Na história de Campinas os fluxos migratórios sempre marcaram época, desde a imigração italiana na lavoura cafeeira no final do século XIX. Na metrópole moderna, povos de diferentes lugares do mundo e do país aqui vêm para trabalhar, estudar, sobreviver, fazer a vida. Um fluxo recente é o dos venezuelanos que periodicamente migram para Campinas (e para outros lugares do mundo) fugindo da crise em seu país.
Em nosso cotidiano encontramos venezuelanos nos semáforos da cidade, muitos com traços indígenas. Também os reconhecemos no comércio do bairro, como atendentes na padaria, repositores de supermercado, etc., geralmente jovens que falam o português com o sotaque espanhol.
Sempre questiono sobre o porquê, nas escolas brasileiras, o espanhol nunca fez parte do currículo oficial, além do inglês.
Priorizou-se o aprendizado da história da cultura ocidental sob a ótica eurocêntrica, do colonizador, do poder em todas as suas elaborações oficiais, econômicas e políticas. Houve tentativas de apagamento da história dos oprimidos ao caracterizá-los sob o olhar do capitalista, que os depreciou e fomentou um genocídio que persiste até os nossos dias.
Aprender o espanhol nas escolas públicas brasileiras ampliaria as possibilidades de nos identificarmos com os cidadãos dos nossos países vizinhos, pois partilhamos a experiência histórica de sujeição dos povos originários ao colonizador europeu, mas também de resistência a esse domínio.
O que sabemos sobre a cultura e identidade dos povos andinos e dos países da América do Sul formada pela colonização espanhola? O que sabemos sobre a história da Independência dos países vizinhos da América do Sul e Latina?

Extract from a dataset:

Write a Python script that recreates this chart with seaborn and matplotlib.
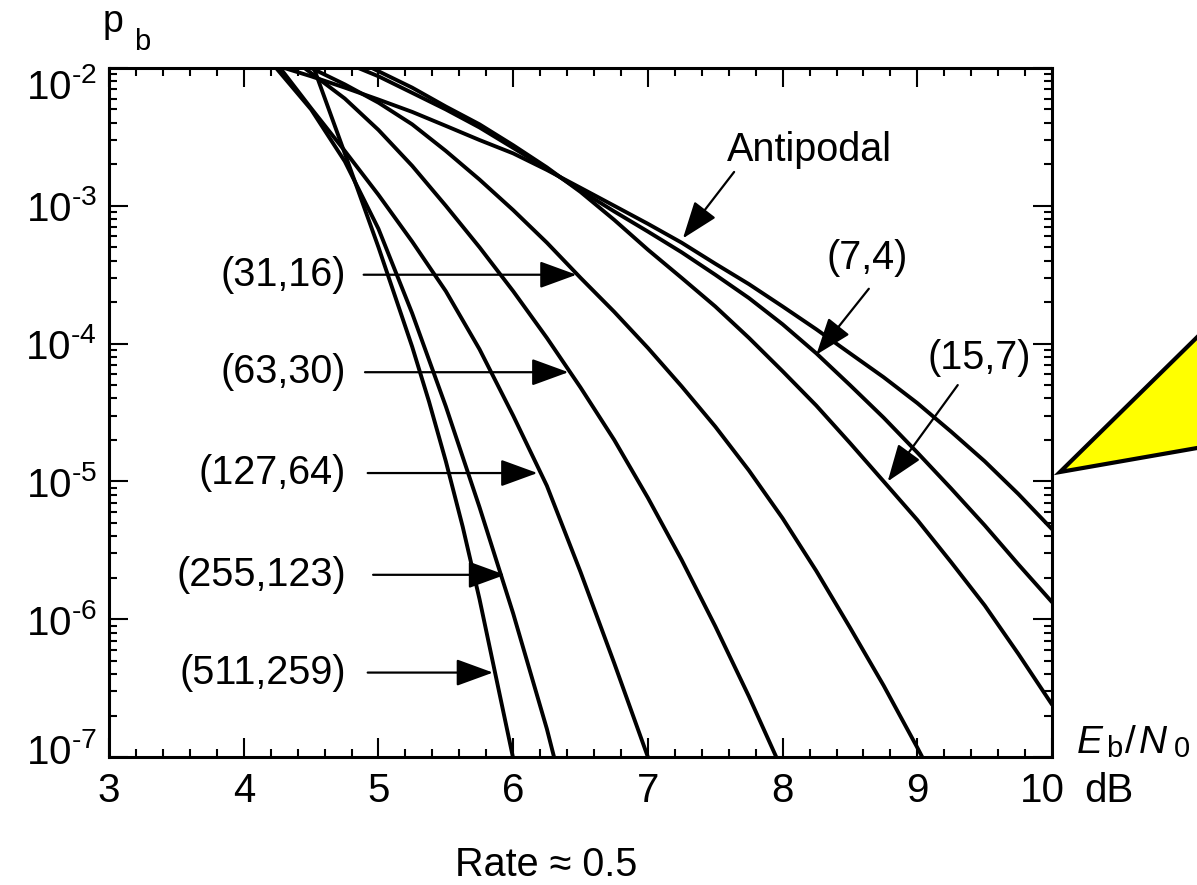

A língua não pode ser um dificultador no acolhimento aos venezuelanos que chegam em Campinas, cujos filhos vêm para nossas escolas.
Muitas são as crianças matriculadas em creches e escolas de ensino fundamental, filhas de imigrantes refugiados que lutam para recomeçar uma vida de trabalho para o sustento da família. Para isso precisam da escola pública, desafio para os profissionais que devem acolher essas crianças compreendendo-nas em suas trajetórias.
Políticas públicas devem criar mecanismos para receber essas famílias e, especialmente nas escolas, as crianças devem ser vistas como cidadãos do mundo que trazem bagagem de conhecimentos e experiências a serem transmitidos, se forem vistos como sujeitos de valor.
Que valorizemos as trocas proporcionadas por esses encontros entre sujeitos de outras nações, cultivando a liberdade e não a hostilidade.
Quando nos misturamos com o estrangeiro podemos agregar um rico aprendizado e nos tornarmos mais tolerantes e amigáveis: essa é a pedagogia da inclusão, quando aprendemos com o outro em suas diferenças, sem preconceitos.
Imigrantes de outras nações foram tão integrados na cultura brasileira. Venezuelanos podem ser também, ainda mais se consideramos a proximidade geográfica, do idioma e da raiz indígena.
Como nós, cuidam da natureza, cultivam alimentos, fazem artesanato, cultuam a mãe-terra. Mas também como nós vivem em dinâmicas violentas em ambientes de extrema desigualdade social e mantêm o patriarcado machista em seu sistema de valores.
Temos leis que garantem minimamente os direitos dos cidadãos imigrantes refugiados em território brasileiro, mas podemos melhorar essa política de direitos humanos no âmbito educacional, para que as crianças vindas da Venezuela (e demais nacionalidades) tenham acesso à educação pública universal constituída nos parâmetros da democracia, civilidade e afetividade, sem barreiras e sem fronteiras.
Eliana Nunes da Silva, pedagoga, é doutora em Educação pela Unicamp e supervisora educacional na Secretaria Municipal de Educação de Campinas.